Из разговора узнаю, что это бежавшая из Пресни буржуазия.
Испуг, озлобление и жестокость чувствуется в их речах, движениях и взглядах.
Вы думаете, они возмущены разоряющими Пресню поджигателям-семёновцами[6]? Нет, они ругают рабочих, которые де осмелились... Классовый инстинкт безошибочно указывает, в каких рядах им нужно искать друзей и в каких — недругов.
Дело, конечно, не обходится без клеветы и страшных выдумок. Вот какой-то толстый человек без воротника, в толстых туфлях рассказывает содержателю гостиницы, что рабочие захватили Зоологический сад и выпустили на Москву всех диких зверей.
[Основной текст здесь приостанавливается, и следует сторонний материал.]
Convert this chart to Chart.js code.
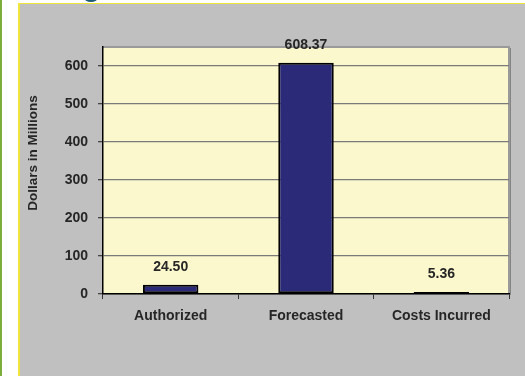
<!DOCTYPE html>
<html>
<head>
<meta charset="utf-8">
<script src="https://cdn.jsdelivr.net/npm/chart.js@4.4.1/dist/chart.umd.min.js"></script>
<style>
html,body{margin:0;padding:0;background:#fff;width:525px;height:376px;overflow:hidden;}
#green{position:absolute;left:0;top:0;width:2px;height:376px;background:#7DAE3C;}
#panel{position:absolute;left:18px;top:3px;width:507px;height:373px;background:#C0C0C0;border-left:2px solid #EFE43A;border-top:1px solid #EFE43A;box-sizing:border-box;}
#blob{position:absolute;left:84px;top:-7px;width:14px;height:9px;border-radius:50%;background:#1D5A73;}
#wrap{position:absolute;left:0;top:0;width:525px;height:376px;}
</style>
</head>
<body>
<div id="green"></div>
<div id="panel"></div>
<div id="blob"></div>
<div id="wrap"><canvas id="c" width="525" height="376"></canvas></div>
<script>
const categories = ["Authorized", "Forecasted", "Costs Incurred"];
const values = [24.50, 608.37, 5.36];
const valueLabels = ["24.50", "608.37", "5.36"];
const yTickValues = [0, 100, 200, 300, 400, 500, 600];
const yTitle = "Dollars in Millions";

const FONT = "'Liberation Sans', Arial, sans-serif";
const TXT = "#262626";

const bgPlugin = {
  id: "bg",
  beforeDraw(chart) {
    const {ctx, chartArea: a} = chart;
    ctx.save();
    ctx.fillStyle = "#FCF8CE";
    ctx.fillRect(a.left, a.top, a.right - a.left, a.bottom - a.top);
    ctx.strokeStyle = "#9A9A9A";
    ctx.lineWidth = 2;
    ctx.beginPath();
    ctx.moveTo(a.left, a.top);
    ctx.lineTo(a.right, a.top);
    ctx.lineTo(a.right, a.bottom);
    ctx.stroke();
    ctx.strokeStyle = "#858585";
    ctx.lineWidth = 1;
    ctx.beginPath();
    ctx.moveTo(a.right + 1.5, a.top + 1);
    ctx.lineTo(a.right + 1.5, a.bottom + 1);
    ctx.stroke();
    ctx.restore();
  },
  afterDraw(chart) {
    const {ctx} = chart;
    ctx.save();
    ctx.translate(33, 153);
    ctx.rotate(-Math.PI / 2);
    ctx.fillStyle = TXT;
    ctx.font = "bold 13.5px " + FONT;
    ctx.textAlign = "center";
    ctx.textBaseline = "middle";
    ctx.fillText(yTitle, 0, 0);
    ctx.restore();
    const meta = chart.getDatasetMeta(0);
    ctx.save();
    ctx.fillStyle = TXT;
    ctx.font = "bold 14px " + FONT;
    ctx.textAlign = "center";
    ctx.textBaseline = "middle";
    meta.data.forEach((bar, i) => {
      ctx.fillText(valueLabels[i], bar.x, bar.y - 18);
    });
    ctx.restore();
  }
};

new Chart(document.getElementById("c"), {
  type: "bar",
  data: {
    labels: categories,
    datasets: [{
      data: values,
      backgroundColor: "#2B2A78",
      borderColor: "#000000",
      borderWidth: 2,
      borderSkipped: false,
      barPercentage: 0.41,
      categoryPercentage: 1
    }]
  },
  options: {
    responsive: false,
    animation: false,
    devicePixelRatio: 1,
    layout: { padding: { left: 0, right: 16, top: 47, bottom: 0 } },
    plugins: { legend: { display: false }, tooltip: { enabled: false } },
    scales: {
      x: {
        grid: { drawOnChartArea: false, drawTicks: true, tickLength: 5, color: "#333", offset: true },
        border: { color: "#000", width: 1.5 },
        ticks: { color: TXT, font: { family: FONT, size: 14, weight: "bold" }, padding: 9, maxRotation: 0 },
        afterFit(s) { s.height = 82; }
      },
      y: {
        min: 0, max: 650,
        grid: { color: "#7A7A7A", lineWidth: 1.3, tickLength: 5, tickColor: "#444" },
        border: { color: "#000", width: 1.5 },
        ticks: { stepSize: 100, color: TXT, font: { family: FONT, size: 14, weight: "bold" }, padding: 10 },
        afterBuildTicks(s) { s.ticks = yTickValues.map(v => ({ value: v })); },
        afterFit(s) { s.width = 103; }
      }
    }
  },
  plugins: [bgPlugin]
});
</script>
</body>
</html>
Стоящая поблизости старуха с ужасом спрашивает:
— Неужели диких?
— Да, да, сударыня, даже львов и тигров!
Я спрашиваю этого господина, не ударил ли хоботом слон по его лысине?
Мой вопрос вызывает всеобщее негодование, Кто-то, смотря в мою сторону, говорит: «Вот таких дружинников надо доставлять в участок…». /271/
Публикуется по: Декабрьское восстание в Москве 1905 г. Иллюстрированный сборник статей, заметок и воспоминаний. Под ред. Н. Овсянникова. (Материалы по истории пролетарской революции. Сборник 3-й.) М.: Государственное издательство, 1920. СС. 262-271. Подписано только именем автора, оно же — партийный псевдоним.